The call sounds exactly like a cabinet official, the cadence familiar, the directive urgent, and within minutes money moves or a diplomatic message warps; that is the stakes Congress weighed as cloned voices, deepfake videos, and fabricated texts leapt from online curiosities into operational tools for fraud and influence. When one convincing clip can tilt a negotiation or trigger a transfer, the price of deception collapses while the damage soars.
Why this fight matters now
AI-enabled fraud rewrites the playbook by combining scale, speed, and eerie believability. Banks and agencies can no longer rely on voice recognition or visual cues, and consumers face robocalls and messages that bypass gut checks. The trust infrastructure of daily communication starts to fray, pushing regulators and lawmakers toward a sharper response.

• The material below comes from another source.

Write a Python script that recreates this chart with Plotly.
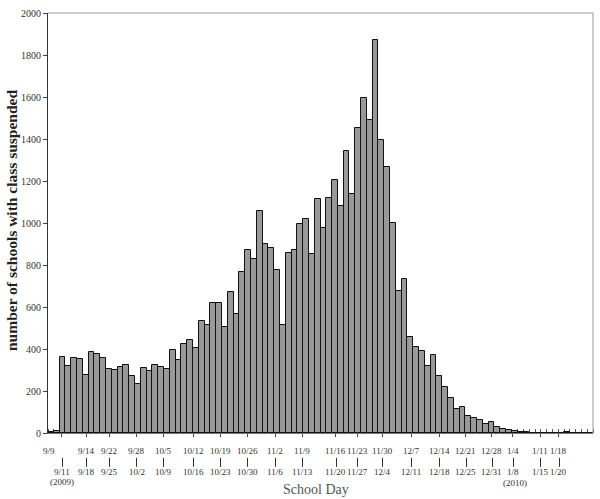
import plotly.graph_objects as go

# ---------------- data ----------------
week_starts = ["9/9", "9/14", "9/22", "9/28", "10/5", "10/12", "10/19", "10/26", "11/2", "11/9",
               "11/16", "11/23", "11/30", "12/7", "12/14", "12/21", "12/28", "1/4", "1/11", "1/18"]
week_ends = ["9/11", "9/18", "9/25", "10/2", "10/9", "10/16", "10/23", "10/30", "11/6", "11/13",
             "11/20", "11/27", "12/4", "12/11", "12/18", "12/25", "12/31", "1/8", "1/15", "1/20"]

school_days = [
    "9/9", "9/10", "9/11",
    "9/14", "9/15", "9/16", "9/17", "9/18",
    "9/22", "9/23", "9/24", "9/25",
    "9/28", "9/29", "9/30", "10/1", "10/2",
    "10/5", "10/6", "10/7", "10/8", "10/9",
    "10/12", "10/13", "10/14", "10/15", "10/16",
    "10/19", "10/20", "10/21", "10/22", "10/23",
    "10/26", "10/27", "10/28", "10/29", "10/30",
    "11/2", "11/3", "11/4", "11/5", "11/6",
    "11/9", "11/10", "11/11", "11/12", "11/13",
    "11/16", "11/17", "11/18", "11/19", "11/20",
    "11/23", "11/24", "11/25", "11/26", "11/27",
    "11/30", "12/1", "12/2", "12/3", "12/4",
    "12/7", "12/8", "12/9", "12/10", "12/11",
    "12/14", "12/15", "12/16", "12/17", "12/18",
    "12/21", "12/22", "12/23", "12/24", "12/25",
    "12/28", "12/29", "12/30", "12/31",
    "1/4", "1/5", "1/6", "1/7", "1/8",
    "1/11", "1/12", "1/13", "1/14", "1/15",
    "1/18", "1/19", "1/20",
]

schools_suspended = [
    5, 8, 362,
    318, 358, 352, 278, 387,
    378, 355, 305, 300,
    316, 322, 273, 231, 310,
    294, 322, 316, 303, 397,
    348, 422, 444, 406, 534,
    512, 618, 618, 507, 672,
    567, 765, 871, 828, 1057,
    899, 880, 776, 515, 856,
    871, 995, 1018, 852, 1112,
    976, 1120, 1205, 1079, 1343,
    1138, 1452, 1597, 1492, 1871,
    1395, 1269, 999, 675, 735,
    457, 411, 392, 318, 370,
    270, 221, 169, 112, 122,
    79, 71, 60, 41, 51,
    30, 17, 12, 8,
    4, 4, 2, 0, 0,
    0, 0, 0, 4, 0,
    0, 0, 0,
]

y_ticks = [0, 200, 400, 600, 800, 1000, 1200, 1400, 1600, 1800, 2000]

# ---------------- layout helpers (pixel placement of hand-set labels) ----------------
W, H = 600, 499
ML, MR, MT, MB = 48, 7, 11, 66
PW = W - ML - MR
PH = H - MT - MB
N = len(school_days)

def px_to_x(px):
    return -0.5 + (px - ML) / PW * N

def py_to_paper(py):
    return (H - MB - py) / PH

label_px = [61.5, 86, 109, 136.5, 163.3, 193.2, 220, 247, 275, 302,
            335.5, 357, 382.3, 411, 439.2, 465.8, 491.5, 512.7, 540.2, 558.6]

FONT = "Liberation Serif"
LBL = dict(family=FONT, size=9, color="#333333")

fig = go.Figure()
fig.add_trace(go.Bar(
    x=list(range(N)),
    y=schools_suspended,
    customdata=school_days,
    hovertemplate="%{customdata}: %{y}<extra></extra>",
    marker=dict(color="#999999", line=dict(color="#111111", width=1)),
    width=1.0,
))

annotations = []
shapes = [
    dict(type="line", xref="paper", yref="paper", x0=0, x1=1, y0=1, y1=1,
         line=dict(color="#999999", width=1)),
    dict(type="line", xref="paper", yref="paper", x0=1, x1=1, y0=0, y1=1,
         line=dict(color="#999999", width=1)),
]
for i, (top, bot) in enumerate(zip(week_starts, week_ends)):
    px = label_px[i]
    top_px = 49.3 if i == 0 else px
    annotations.append(dict(x=px_to_x(top_px), y=py_to_paper(450.7), text=top, font=LBL))
    annotations.append(dict(x=px_to_x(px), y=py_to_paper(472.3), text=bot, font=LBL))
    shapes.append(dict(type="line", xref="x", yref="paper",
                       x0=px_to_x(round(px) + 0.5), x1=px_to_x(round(px) + 0.5),
                       y0=py_to_paper(458), y1=py_to_paper(467),
                       line=dict(color="#333333", width=1)))
annotations.append(dict(x=px_to_x(62), y=py_to_paper(482.7), text="(2009)", font=LBL))
annotations.append(dict(x=px_to_x(515), y=py_to_paper(483.5), text="(2010)", font=LBL))
annotations.append(dict(x=px_to_x(316), y=py_to_paper(489.5), text="School Day",
                        font=dict(family=FONT, size=14, color="#555555")))
for a in annotations:
    a.update(xref="x", yref="paper", showarrow=False, xanchor="center", yanchor="middle")

annotations.append(dict(x=(11 - ML) / PW, y=py_to_paper(220), xref="paper", yref="paper",
                        text="<b>number of schools with class suspended</b>", textangle=-90,
                        showarrow=False, xanchor="center", yanchor="middle",
                        font=dict(family=FONT, size=15.5, color="#222222")))

fig.update_layout(
    width=W, height=H,
    margin=dict(l=ML, r=MR, t=MT, b=MB, pad=0),
    paper_bgcolor="white", plot_bgcolor="white",
    showlegend=False,
    bargap=0,
    annotations=annotations,
    shapes=shapes,
    xaxis=dict(
        range=[-0.5, N - 0.5], showgrid=False, zeroline=False,
        showline=True, linecolor="#777777", linewidth=1,
        tickmode="array", tickvals=[px_to_x(p) for p in label_px],
        ticks="outside", ticklen=3, tickcolor="#444444", showticklabels=False,
        minor=dict(ticks="inside", tickmode="linear", tick0=-0.5, dtick=1,
                   ticklen=4, tickcolor="#555555", showgrid=False),
        layer="below traces", fixedrange=True,
    ),
    yaxis=dict(
        range=[0, 2000], showgrid=False, zeroline=False,
        showline=True, linecolor="#333333", linewidth=1,
        tickmode="array", tickvals=y_ticks,
        ticks="outside", ticklen=4, tickcolor="#444444",
        tickfont=dict(family=FONT, size=10, color="#333333"),
        fixedrange=True,
    ),
)

fig.write_html("out.html", config={"displayModeBar": False},
               post_script="document.body.style.margin='0';")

That urgency converged on the AI Fraud Deterrence Act, a bipartisan House proposal from Reps. Ted Lieu (D-CA) and Neal Dunn (R-MD). Legacy mail, wire, and bank fraud statutes never contemplated synthetic media, and lawmakers saw a gap: the law punished outcomes but not the added risk created when AI supercharges deception. The bill aimed to align penalties with modern harm.

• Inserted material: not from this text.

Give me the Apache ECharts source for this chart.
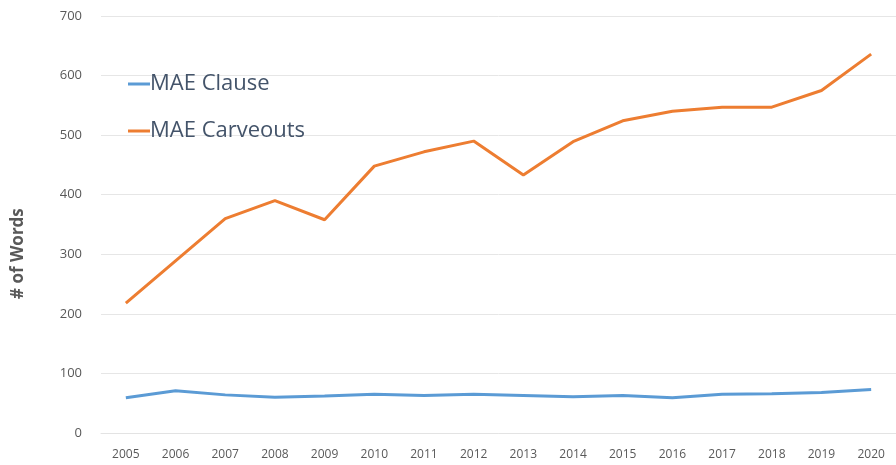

Inside the crackdown and the cases that shaped it
The measure would raise fines for mail, wire, and bank fraud, as well as money laundering, to $1–$2 million when AI is used, and extend maximum prison terms to 20–30 years. It would also criminalize AI impersonation of government officials with penalties up to $1 million and three years in prison, signaling that synthetic authority is itself a threat vector.
Sponsors framed the move as consumer protection and national security. Lieu emphasized calibrating punishment to “AI-enabled harm,” arguing that enhanced penalties tell organized rings and state-linked actors the cost just went up. Dunn highlighted a bipartisan lane: hit scammers’ wallets and jail time, while updating tools prosecutors rely on.
Incidents piled up. Messages mimicked Secretary of State Marco Rubio to foreign officials, and a deepfake of Rubio pressed policy threats. A Biden voice-clone drove a robocall scheme, while celebrity spoofs—from Taylor Swift to lesser-known influencers—fueled public alarm. Even proximity to power proved vulnerable as calls and texts purportedly echoed White House Chief of Staff Susie Wiles.
Fault lines in deterrence and what experts say
Deterrence theory is blunt: severity matters less than certainty. Criminology research consistently finds the “certainty of being caught” exerts the strongest brake on crime. DOJ officials have signaled practical priorities—charging where intent, gain, and clear AI assistance intersect, and building cases with digital provenance that juries can understand.
Regulators have drawn adjacent lines. The FTC and FCC point to robocall enforcement, deceptive practices, and caller ID spoofing rules as immediate levers, while urging platforms to curb voice cloning and tighten authentication. AI researchers warn that detection rates fall as models improve; adversaries can evade watermarking and tweak audio to dodge filters, which means penalties must pair with faster attribution.
Victims describe the human toll. A local official recounted authorizing an emergency payment after a perfect voice match: the phrasing, background noise, even a cough were right. The money vanished in hours through layered accounts overseas, and reputational damage lingered longer than the loss.
What to watch next
A credible path forward combined punishment with capacity. Congress’s playbook worked when penalties were tied to sophistication and scale of AI use, when funding flowed to digital forensics, and when statutes clearly defined “AI assistance” and “impersonation.” Agencies benefited from rapid takedown protocols, subpoena access to model usage logs, and standardized evidentiary rules for hashing, provenance, and expert testimony.
Platforms and AI developers had roles as well: watermarking and provenance metadata by default, rate-limits on voice cloning, auditable logs, and verified abuse-reporting channels for officials and victims. Organizations tightened call-back protocols and out-of-band verification for payments or policy directives, while consumers learned practical red flags—urgency, secrecy, and sudden shifts in payment methods.
If deterrence worked, the signals would show up in trends: more AI-linked indictments, shorter time-to-disruption, lower victim losses, and higher cross-border closure rates. The next steps were clear—raise the cost of misuse, lift the certainty of detection, and harden the communication layer—because the contest with synthetic deception rewarded speed, clarity, and coordination.